A hedge fund is an investment fund that uses advanced investment strategies, and invests in just about anything.
Hedge funds don’t generally use the traditional ‘buy, hold, sell’ strategy, but employ alternative strategies like short selling, leveraging, or trading in derivatives on an exchange or in the over-the-counter market.
Hedge funds are usually structured as open mutual fund trusts or limited partnerships, and are issued by way of a private placement using a prospectus exemption, sometimes with an offering memorandum, which offers less investor information than a prospectus. Hedge funds typically require higher minimum investments than regular funds.
The are three main categories of hedge funds:
- Stand-alone hedge funds that depend on the investment decisions of a single fund manager.
- Fund of hedge funds that invests in units of other hedge funds with multiple managers.
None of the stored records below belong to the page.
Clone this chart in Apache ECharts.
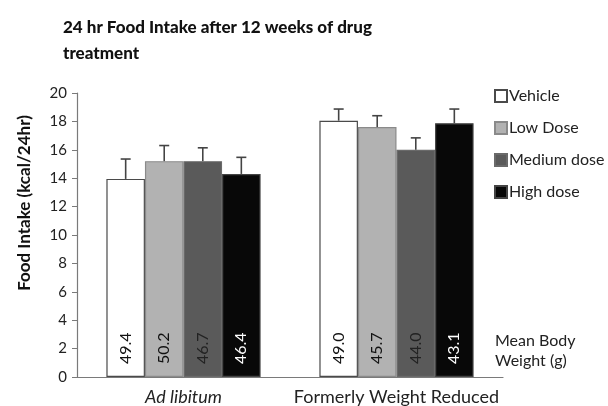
<!DOCTYPE html>
<html>
<head>
<meta charset="utf-8">
<script src="https://cdn.jsdelivr.net/npm/echarts@6/dist/echarts.min.js"></script>
<style>
  html, body { margin: 0; padding: 0; background: #fff; }
  #main { width: 608px; height: 406px; }
</style>
</head>
<body>
<div id="main"></div>
<script>
// 分组和剂量
var groups = ['Ad libitum', 'Formerly Weight Reduced']
var doses = ['Vehicle', 'Low Dose', 'Medium dose', 'High dose']
// 每个剂量的食物摄入 (kcal/24hr)，两个分组
var vehicle = [13.95, 18.05]
var lowDose = [15.2, 17.6]
var mediumDose = [15.2, 16.0]
var highDose = [14.3, 17.87]
// 误差 (SEM)
var vehicleErr = [1.4, 0.82]
var lowDoseErr = [1.1, 0.8]
var mediumDoseErr = [0.94, 0.84]
var highDoseErr = [1.17, 1.0]
// 平均体重 (g)
var vehicleWeight = ['49.4', '49.0']
var lowDoseWeight = ['50.2', '45.7']
var mediumDoseWeight = ['46.7', '44.0']
var highDoseWeight = ['46.4', '43.1']
// y 轴刻度
var yTicks = [0, 2, 4, 6, 8, 10, 12, 14, 16, 18, 20]

var values = [vehicle, lowDose, mediumDose, highDose]
var errors = [vehicleErr, lowDoseErr, mediumDoseErr, highDoseErr]
var weights = [vehicleWeight, lowDoseWeight, mediumDoseWeight, highDoseWeight]
var colors = ['#ffffff', '#b2b2b2', '#5a5a5a', '#080808']
var labelColors = ['#111', '#111', '#222', '#fff']
var borderColors = ['#4a4a4a', '#8a8a8a', '#6a6a6a', '#444']
var barPct = 0.181
var font = 'Lato, "Open Sans", sans-serif'

var myChart = echarts.init(document.getElementById('main'))

var series = doses.map(function (name, i) {
  return {
    name: name,
    type: 'bar',
    data: values[i],
    barWidth: (barPct * 100) + '%',
    barGap: '0%',
    itemStyle: { color: colors[i], borderColor: borderColors[i], borderWidth: 1.2 },
    label: {
      show: true,
      position: 'insideBottom',
      distance: 13,
      rotate: 90,
      align: 'left',
      verticalAlign: 'middle',
      fontFamily: font,
      fontSize: 16,
      color: labelColors[i],
      formatter: function (p) { return weights[i][p.dataIndex] }
    }
  }
})

// 误差线数据
var errData = []
for (var s = 0; s < doses.length; s++) {
  for (var g = 0; g < groups.length; g++) {
    errData.push([g, values[s][g], errors[s][g], s])
  }
}

series.push({
  type: 'custom',
  name: 'err',
  data: errData,
  encode: { x: 0, y: 1 },
  z: 5,
  renderItem: function (params, api) {
    var cat = api.value(0)
    var catW = api.size([1, 0])[0]
    var bw = catW * barPct
    var cx = api.coord([cat, 0])[0] + (api.value(3) - 1.5) * bw
    var base = api.coord([cat, api.value(1)])[1]
    var top = api.coord([cat, api.value(1) + api.value(2)])[1]
    var st = { stroke: '#444', lineWidth: 1.6 }
    return {
      type: 'group',
      children: [
        { type: 'line', shape: { x1: cx, y1: base, x2: cx, y2: top }, style: st },
        { type: 'line', shape: { x1: cx - 5, y1: top, x2: cx + 5, y2: top }, style: st }
      ]
    }
  }
})

var options = {
  animation: false,
  backgroundColor: '#fff',
  title: {
    text: '24 hr Food Intake after 12 weeks of drug\ntreatment',
    left: 58,
    top: 10,
    textStyle: { fontFamily: font, fontSize: 17, fontWeight: 900, color: '#111', lineHeight: 26 }
  },
  legend: {
    data: doses,
    orient: 'vertical',
    left: 494,
    top: 88,
    padding: 0,
    itemWidth: 12,
    itemHeight: 12,
    itemGap: 16,
    icon: 'rect',
    textStyle: { fontFamily: font, fontSize: 16, color: '#222', padding: [0, 0, 0, -3] }
  },
  grid: { left: 77, right: 105, top: 93, bottom: 28 },
  xAxis: {
    type: 'category',
    data: groups,
    axisLine: { lineStyle: { color: '#7a7a7a', width: 1.2 } },
    axisTick: { length: 5, lineStyle: { color: '#7a7a7a' } },
    axisLabel: {
      interval: 0,
      margin: 11,
      fontFamily: font,
      fontSize: 18,
      color: '#222',
      formatter: function (v) { return v === 'Ad libitum' ? '{i|' + v + '}' : v },
      rich: { i: { fontStyle: 'italic', fontFamily: font, fontSize: 18, color: '#222' } }
    }
  },
  yAxis: {
    type: 'value',
    min: yTicks[0],
    max: yTicks[yTicks.length - 1],
    interval: 2,
    axisLine: { show: true, lineStyle: { color: '#7a7a7a', width: 1.2 } },
    axisTick: { show: true, length: 5, lineStyle: { color: '#7a7a7a' } },
    splitLine: { show: false },
    axisLabel: { margin: 10, fontFamily: font, fontSize: 15, color: '#222' }
  },
  graphic: [{
    type: 'text',
    x: 25,
    y: 203,
    rotation: Math.PI / 2,
    style: {
      text: 'Food Intake (kcal/24hr)',
      fontFamily: font,
      fontSize: 17,
      fontWeight: 'bold',
      align: 'center',
      verticalAlign: 'middle',
      fill: '#111'
    }
  }, {
    type: 'text',
    left: 495,
    top: 331,
    style: {
      text: 'Mean Body\nWeight (g)',
      fontFamily: font,
      fontSize: 16,
      lineHeight: 20,
      align: 'right',
      fill: '#222'
    }
  }],
  series: series
}

myChart.setOption(options)
</script>
</body>
</html>
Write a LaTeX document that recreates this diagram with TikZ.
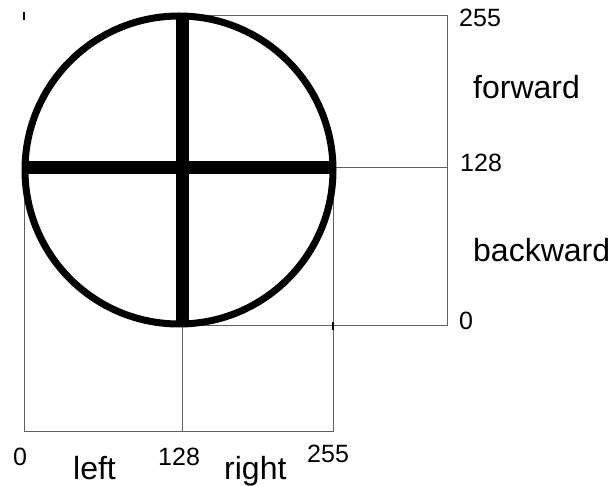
\documentclass[tikz,border=0pt]{standalone}
\usepackage{fontspec}
\setmainfont{Liberation Sans}
\begin{document}
\begin{tikzpicture}[x=1pt,y=-1pt,
  thin line/.style={draw=black!62,line width=1pt},
  tick mark/.style={draw=black,line width=1.3pt},
  numlabel/.style={anchor=base west,inner sep=0pt,font=\fontsize{25}{30}\selectfont},
  wordlabel/.style={anchor=base west,inner sep=0pt,font=\fontsize{32}{38}\selectfont},
  wheel/.style={draw=black,line width=7pt},
  bar/.style={draw=black,line width=13pt}]
\useasboundingbox (0,0) rectangle (611,486);
% grid coordinates
\coordinate (bl) at (24,432);
\coordinate (bm) at (182,432);
\coordinate (br) at (333,432);
\coordinate (lt) at (24,170);
\coordinate (mt) at (182,326);
\coordinate (rt) at (333,168);
\coordinate (ct) at (182,16);
\coordinate (yt) at (447,16);
\coordinate (ym) at (447,168);
\coordinate (yb) at (447,326);
\coordinate (cb) at (182,326);
% thin axis lines
\draw[thin line] (lt) -- (bl) -- (br) -- (rt) -- (ym);
\draw[thin line] (mt) -- (bm);
\draw[thin line] (ct) -- (yt) -- (yb) -- (cb);
% ticks
\coordinate (t1a) at (24,12);
\coordinate (t1b) at (24,20);
\coordinate (t2a) at (333,322);
\coordinate (t2b) at (333,330);
\draw[tick mark] (t1a) -- (t1b);
\draw[tick mark] (t2a) -- (t2b);
% wheel
\coordinate (c) at (179,170);
\coordinate (vt) at (182,16);
\coordinate (vb) at (182,324);
\coordinate (hl) at (25,168);
\coordinate (hr) at (333,168);
\draw[bar] (vt) -- (vb);
\draw[bar] (hl) -- (hr);
\draw[wheel] (c) circle[radius=154];
% labels
\node[numlabel] (n255r) at (459,27) {255};
\node[wordlabel] (fwd) at (473,99) {forward};
\node[numlabel] (n128r) at (460,172) {128};
\node[wordlabel] (bwd) at (473,262) {backward};
\node[numlabel] (n0r) at (459,330) {0};
\node[numlabel] (n0b) at (13,465) {0};
\node[wordlabel] (lft) at (73,479) {left};
\node[numlabel] (n128b) at (158,465) {128};
\node[wordlabel] (rgt) at (224,479) {right};
\node[numlabel] (n255b) at (307,463) {255};
\end{tikzpicture}
\end{document}
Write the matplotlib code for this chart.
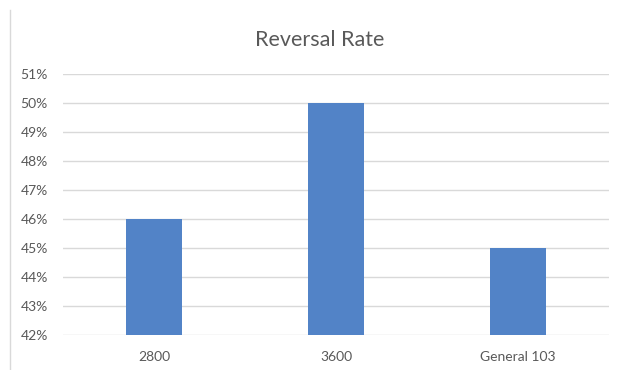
import matplotlib
matplotlib.use("Agg")
import matplotlib.pyplot as plt
from matplotlib.lines import Line2D
from matplotlib.ticker import FuncFormatter

categories = ["2800", "3600", "General 103"]
rates = [0.46, 0.50, 0.45]
y_ticks = [0.42, 0.43, 0.44, 0.45, 0.46, 0.47, 0.48, 0.49, 0.50, 0.51]

plt.rcParams["font.family"] = ["Lato", "DejaVu Sans"]

fig = plt.figure(figsize=(6.18, 3.70), dpi=100)
ax = fig.add_axes([0.1019, 0.0955, 0.8835, 0.7035])

x = range(len(categories))
ax.bar(x, [r - y_ticks[0] for r in rates], bottom=y_ticks[0], width=0.31,
       color="#5283C7", zorder=3)

ax.set_xlim(-0.5, len(categories) - 0.5)
ax.set_ylim(y_ticks[0], y_ticks[-1])
ax.set_yticks(y_ticks)
ax.yaxis.set_major_formatter(FuncFormatter(lambda v, _: f"{round(v * 100)}%"))
ax.set_xticks(list(x))
ax.set_xticklabels(categories)

ax.grid(axis="y", color="#D9D9D9", linewidth=1, zorder=0)
for s in ax.spines.values():
    s.set_visible(False)
ax.tick_params(axis="both", length=0, labelsize=10, labelcolor="#595959")
ax.tick_params(axis="x", pad=12)
ax.tick_params(axis="y", pad=11)

fig.text(0.518, 0.892, "Reversal Rate", ha="center", va="center",
         fontsize=15.5, color="#595959")

# chart-area outline on the left edge
fig.add_artist(Line2D([0.0165, 0.0165], [0.0, 0.973], transform=fig.transFigure,
                      color="#D9D9D9", linewidth=1))

fig.savefig("out.png", dpi=100)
- Principal-protected products, which are funds or other financial instruments that allow investors to participate in the returns of the underlying hedge fund, but with a guaranteed return of their original investment at maturity.
What Risks do They Have?
Investing in hedge funds is not for everyone. Unlike mutual funds, most hedge funds are not subject to restrictions on the assets that they hold or the leverage that they use. The level of risk depends on the fund, the types of investments used, and the fund manager’s skill.
The following factors contribute to hedge fund risk:
- Lack of transparency: private entities have few public disclosure requirements.
- Lack of regulation: hedge funds are subject to very little oversight by regulators.
- Risky underlying investments: hedge funds can invest in risky products, such as derivatives, including options, whose value is volatile
- Leveraging: hedge funds often borrow money or trade on margin.
- Short selling: short sellers may misjudge the price of the assets and incur a loss rather than profit.
Can You Sell Them Easily?
Every hedge fund is different. Some hedge funds have liquidity restrictions that may not allow you to sell whenever you want. As a rule, hedge funds are more difficult to sell than traditional mutual funds. Some funds have a ‘lock up’ period, a set period of time when investors cannot sell or redeem shares.
What are the Costs?
Fees are tied primarily to performance. Hedge fund managers typically charge a performance (or incentive) fee in addition to the management fee. Some funds also charge a redemption fee if you withdraw money from the fund.
Read the product disclosure statement to make sure you understand the fees and compensation structures, and to make sure that you are getting value for the fees you are paying.
What are the Expected Types of Returns?
Most hedge funds distribute their profits each year. This is normally reinvested in fund units automatically. In addition to any distribution of profits you may receive, you will make money if you sell your fund for more than you paid.